O'Connor (Glasgow), Terry (1897–1983), musician and music teacher, was born Mary Teresa O'Connor on 14 October 1897 in Johnstown, Waterford city, the second among at least four daughters of James O'Connor, grocer and vintner, and Brigid O'Connor (née Keirsey). Educated at the Ursuline convent, Waterford, and Loreto college, St Stephen's Green, Dublin, she also studied violin at the RIAM. She worked as a full-time cinema musician, and performed at the 1922 Irish Race Convention in Paris, appearing in concerts in the Salle Gaveau. Shortly after the launch of the Irish national broadcasting service, Radio 2RN (January 1926), she was added as violinist and leader to the embryonic station ‘orchestra’ (essentially a piano quartet), which had evolved out of Clery's Instrumental Trio (so called from their having played in the restaurant of the O'Connell St. department store), the other pieces being piano, viola, and cello (played by O'Connor's sister Viola). She remained as orchestra leader through reconstitution of the service as Radio Éireann (1937), and through several expansions by which the number of permanent musicians increased to forty by 1942. O'Connor married (4 December 1928) David Glasgow (d. 1960), an engineer; they had one son and one daughter. Retaining her maiden stage name, she withstood several attempts to effect her resignation as a married woman, normally enforceable for civil service appointments.

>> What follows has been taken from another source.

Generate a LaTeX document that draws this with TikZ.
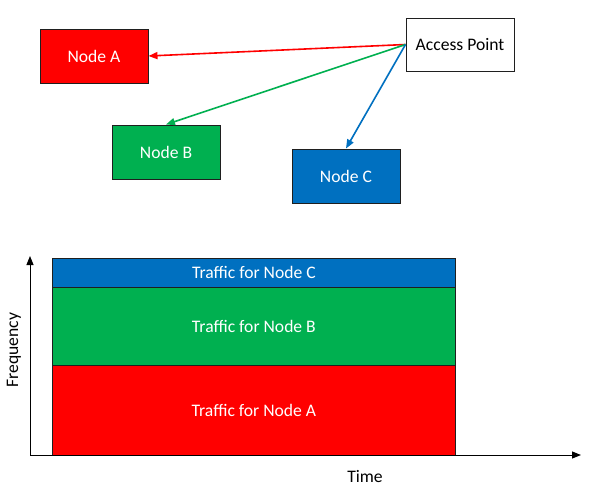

Though O'Connor led the station orchestra in its first public symphony concert in the Metropolitan Hall, Lower Abbey St. (26 November 1927), under the baton of Vincent O'Brien (qv), for many years the orchestra – augmented when necessary by cinema and army musicians – concentrated almost exclusively on studio broadcasts, with occasional public accompaniment of opera and oratorio; sporadic public performances of symphonic music in this period proved commercially disappointing. O'Connor as leader was frequently distressed by the propensity of added musicians to slip out of the studio to neighbouring public houses at intervals in the performance, never knowing when or in what condition they would return. She was closely associated with the orchestra's conductor, Michael Bowles (qv), in the remarkably successful series of fortnightly public symphony concerts (in which she was often the featured soloist) that began in 1941, firstly in the Mansion House round room, and then (from 1943) in the Capitol theatre, Prince's St., thereby helping to cultivate an audience for live symphonic music in Dublin. She made a similar contribution as co-founder (1938) and frequent conductor of the Dublin String Orchestra, through which, in performances in the RDS and the Gresham hotel, and occasional radio broadcasts, she introduced to Irish audiences the music of contemporary international composers such as Rachmaninov, Britten, Bartók, and Schoenberg, and premiered works by such Irish composers as Arthur Duff (qv), Brian Boydell (qv), J. F. Larchet (qv), and Frederick May (qv).
After resigning from the RÉ orchestra in 1945, O'Connor engaged in teaching and free-lance conducting. A licentiate of both the Royal Academy of Music and Trinity College of Music, London, she was professor of orchestra at the RIAM (1948) and at the College of Music (1954–64), and a member of the board of examiners, Department of Education, and of the council of the RDS. She was musical director and frequent conductor of both the Rathmines and Rathgar, and the Glasnevin musical societies, and of many other local societies, and twice toured America (1955, 1963). She contributed an essay on ‘The string player in Ireland’ to the symposium Music in Ireland (1952). A feis ceoil gold medallist in violin, piano, and singing, she was examiner at feiseanna throughout Ireland, and sat on the movement's executive and music committee; a trophy named in her honour is awarded annually at the feis ceoil. She resided at 21 Alma Rd, Monkstown, Co. Dublin. She died 15 September 1983 at Our Lady's Hospice, Harold's Cross, Dublin, and was buried in Deansgrange cemetery.